Kevin P. Sullivan of Entertainment Weekly wrote, "While the writers and directors on Mr. Robot have provided a ton of well-stage suspense this season, I think the series' best contribution to the medium has been providing Malek with a long-overdue platform to show off just how good he is." Matthew Giles of Vulture gave the episode a 4 star rating out of 5 and wrote, "For the initial 50 or so minutes of Mr. Robots episode six, I thought the show had suffered its first misstep. Shayla's kidnapping plot felt so forced — a way to bring back Vera, one of the show's most compelling characters, into the fold. I didn't understand how creator Sam Esmail would resolve the situation. It's not like Vera was going to apologize and then let Elliot and Shayla resume cordialities on the Lower East Side. [...] So that is why the episode's final minutes felt so shocking.

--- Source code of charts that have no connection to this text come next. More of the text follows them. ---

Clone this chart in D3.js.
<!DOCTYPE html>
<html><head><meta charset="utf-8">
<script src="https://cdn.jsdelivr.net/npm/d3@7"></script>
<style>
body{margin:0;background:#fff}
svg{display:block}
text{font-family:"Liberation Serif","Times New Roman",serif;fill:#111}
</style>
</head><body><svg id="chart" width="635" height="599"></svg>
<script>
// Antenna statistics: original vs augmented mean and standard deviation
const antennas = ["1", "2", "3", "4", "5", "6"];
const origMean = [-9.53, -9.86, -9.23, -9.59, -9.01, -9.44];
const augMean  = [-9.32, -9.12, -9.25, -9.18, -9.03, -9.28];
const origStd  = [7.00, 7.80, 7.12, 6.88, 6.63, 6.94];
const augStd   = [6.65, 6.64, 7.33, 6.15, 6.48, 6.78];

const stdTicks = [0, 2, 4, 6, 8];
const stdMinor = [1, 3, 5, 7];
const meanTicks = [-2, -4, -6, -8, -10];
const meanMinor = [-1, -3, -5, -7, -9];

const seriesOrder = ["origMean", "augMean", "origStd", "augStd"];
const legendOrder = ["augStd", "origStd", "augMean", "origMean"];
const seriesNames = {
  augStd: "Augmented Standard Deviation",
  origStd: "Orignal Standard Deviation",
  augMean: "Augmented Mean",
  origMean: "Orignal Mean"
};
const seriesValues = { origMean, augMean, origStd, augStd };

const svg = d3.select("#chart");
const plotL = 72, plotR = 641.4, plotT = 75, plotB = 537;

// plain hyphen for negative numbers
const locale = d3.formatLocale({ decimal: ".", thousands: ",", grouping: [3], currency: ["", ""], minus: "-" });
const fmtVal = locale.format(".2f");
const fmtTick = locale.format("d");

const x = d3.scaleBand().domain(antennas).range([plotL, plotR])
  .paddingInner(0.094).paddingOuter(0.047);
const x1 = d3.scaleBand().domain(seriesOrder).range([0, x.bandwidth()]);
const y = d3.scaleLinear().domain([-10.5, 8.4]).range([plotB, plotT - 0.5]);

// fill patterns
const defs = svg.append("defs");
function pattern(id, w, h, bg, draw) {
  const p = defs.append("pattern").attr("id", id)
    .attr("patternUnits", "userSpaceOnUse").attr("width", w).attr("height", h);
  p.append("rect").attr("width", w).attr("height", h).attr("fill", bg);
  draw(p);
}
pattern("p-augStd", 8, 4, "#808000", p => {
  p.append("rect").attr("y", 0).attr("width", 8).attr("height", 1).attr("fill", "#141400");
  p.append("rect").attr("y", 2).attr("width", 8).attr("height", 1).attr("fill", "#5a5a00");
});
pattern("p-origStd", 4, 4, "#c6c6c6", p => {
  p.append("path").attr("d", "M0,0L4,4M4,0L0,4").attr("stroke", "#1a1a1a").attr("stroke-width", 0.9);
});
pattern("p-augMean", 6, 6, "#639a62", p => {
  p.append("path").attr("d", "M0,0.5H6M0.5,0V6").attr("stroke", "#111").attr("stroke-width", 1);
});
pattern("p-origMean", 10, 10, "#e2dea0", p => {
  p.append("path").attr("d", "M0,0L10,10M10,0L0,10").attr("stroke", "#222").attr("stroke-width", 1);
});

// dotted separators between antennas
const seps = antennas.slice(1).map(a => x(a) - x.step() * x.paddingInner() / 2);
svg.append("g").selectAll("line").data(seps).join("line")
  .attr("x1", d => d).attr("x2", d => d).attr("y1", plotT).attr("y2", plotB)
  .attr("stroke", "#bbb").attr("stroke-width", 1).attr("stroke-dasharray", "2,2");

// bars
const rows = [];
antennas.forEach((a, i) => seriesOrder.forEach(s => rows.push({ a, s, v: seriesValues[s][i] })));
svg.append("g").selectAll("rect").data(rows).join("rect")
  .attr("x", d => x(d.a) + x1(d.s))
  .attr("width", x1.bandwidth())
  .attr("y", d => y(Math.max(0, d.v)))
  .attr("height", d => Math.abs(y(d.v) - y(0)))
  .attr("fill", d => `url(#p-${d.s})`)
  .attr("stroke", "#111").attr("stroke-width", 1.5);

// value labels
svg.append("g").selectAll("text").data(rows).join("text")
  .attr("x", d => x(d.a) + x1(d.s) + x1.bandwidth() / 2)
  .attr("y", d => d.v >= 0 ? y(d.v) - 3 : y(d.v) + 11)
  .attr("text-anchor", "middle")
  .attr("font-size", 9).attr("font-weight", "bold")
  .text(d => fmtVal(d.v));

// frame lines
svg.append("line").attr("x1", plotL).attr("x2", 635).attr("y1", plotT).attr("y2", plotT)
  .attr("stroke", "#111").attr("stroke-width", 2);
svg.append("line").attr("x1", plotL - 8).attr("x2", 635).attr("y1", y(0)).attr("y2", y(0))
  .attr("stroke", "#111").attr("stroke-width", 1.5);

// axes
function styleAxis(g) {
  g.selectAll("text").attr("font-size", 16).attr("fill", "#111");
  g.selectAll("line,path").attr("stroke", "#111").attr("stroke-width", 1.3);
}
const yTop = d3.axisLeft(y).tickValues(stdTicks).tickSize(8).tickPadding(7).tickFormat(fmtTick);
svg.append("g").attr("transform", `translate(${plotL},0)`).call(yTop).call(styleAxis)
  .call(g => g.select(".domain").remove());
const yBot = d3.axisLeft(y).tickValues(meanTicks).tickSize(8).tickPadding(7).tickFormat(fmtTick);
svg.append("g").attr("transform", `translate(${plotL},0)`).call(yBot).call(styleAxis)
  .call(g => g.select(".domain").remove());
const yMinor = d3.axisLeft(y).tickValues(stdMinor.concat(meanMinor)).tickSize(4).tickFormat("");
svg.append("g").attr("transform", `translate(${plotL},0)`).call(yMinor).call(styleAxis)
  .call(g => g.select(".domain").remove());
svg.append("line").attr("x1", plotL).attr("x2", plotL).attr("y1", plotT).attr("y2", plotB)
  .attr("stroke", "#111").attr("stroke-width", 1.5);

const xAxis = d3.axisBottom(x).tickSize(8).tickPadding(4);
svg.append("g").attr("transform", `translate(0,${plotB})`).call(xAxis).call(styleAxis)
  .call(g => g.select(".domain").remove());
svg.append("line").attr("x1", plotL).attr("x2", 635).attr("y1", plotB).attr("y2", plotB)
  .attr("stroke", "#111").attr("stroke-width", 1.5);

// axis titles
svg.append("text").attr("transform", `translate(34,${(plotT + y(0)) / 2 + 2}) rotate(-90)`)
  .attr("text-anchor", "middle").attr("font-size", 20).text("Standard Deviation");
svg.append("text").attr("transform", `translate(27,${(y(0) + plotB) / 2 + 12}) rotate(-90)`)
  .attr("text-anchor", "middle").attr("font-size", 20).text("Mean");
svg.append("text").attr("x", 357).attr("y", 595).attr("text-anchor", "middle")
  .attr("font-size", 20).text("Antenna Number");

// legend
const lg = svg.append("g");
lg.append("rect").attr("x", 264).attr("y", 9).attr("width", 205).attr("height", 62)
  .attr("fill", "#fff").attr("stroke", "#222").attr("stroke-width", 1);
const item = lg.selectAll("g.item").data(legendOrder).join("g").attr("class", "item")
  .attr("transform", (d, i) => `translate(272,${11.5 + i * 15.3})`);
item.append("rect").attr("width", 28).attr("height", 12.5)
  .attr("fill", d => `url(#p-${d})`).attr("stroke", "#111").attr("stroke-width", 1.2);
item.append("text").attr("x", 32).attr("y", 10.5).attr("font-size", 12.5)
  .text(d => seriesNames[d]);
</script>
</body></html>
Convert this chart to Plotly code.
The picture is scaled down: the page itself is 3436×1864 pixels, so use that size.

From the moment Vera tosses Elliot the keys to the car's trunk, saying, 'You just didn't realize she was with you the whole time,' to the realizations of both the audience and Elliot that Shayla is dead, the scene is gut-wrenching."

Frances Roberts of Den of Geek wrote, "To take stock past the mid-point of Mr Robots first season, this stylish show has had many more wins than failures. It can handle tension and surprise with the best of them, but better than that, it's created characters whose actions are hard to predict and put them in situations we didn't see coming. It's a perfect formula for making the viewer lean in and pay attention. Episode seven can't come quickly enough." Caralynn Lippo of TV Fanatic a 4.5 star rating out of 5 and wrote, "There is nothing quite like the feeling of believing your hero to have triumphed over great odds only to find out that it was all for absolutely nothing. That's what happened tonight on the episode – we spent the whole hour following Elliot as he hacked the unhackable, busting Vera out of prison to save Shayla's life. But Shayla was dead anyway the entire time."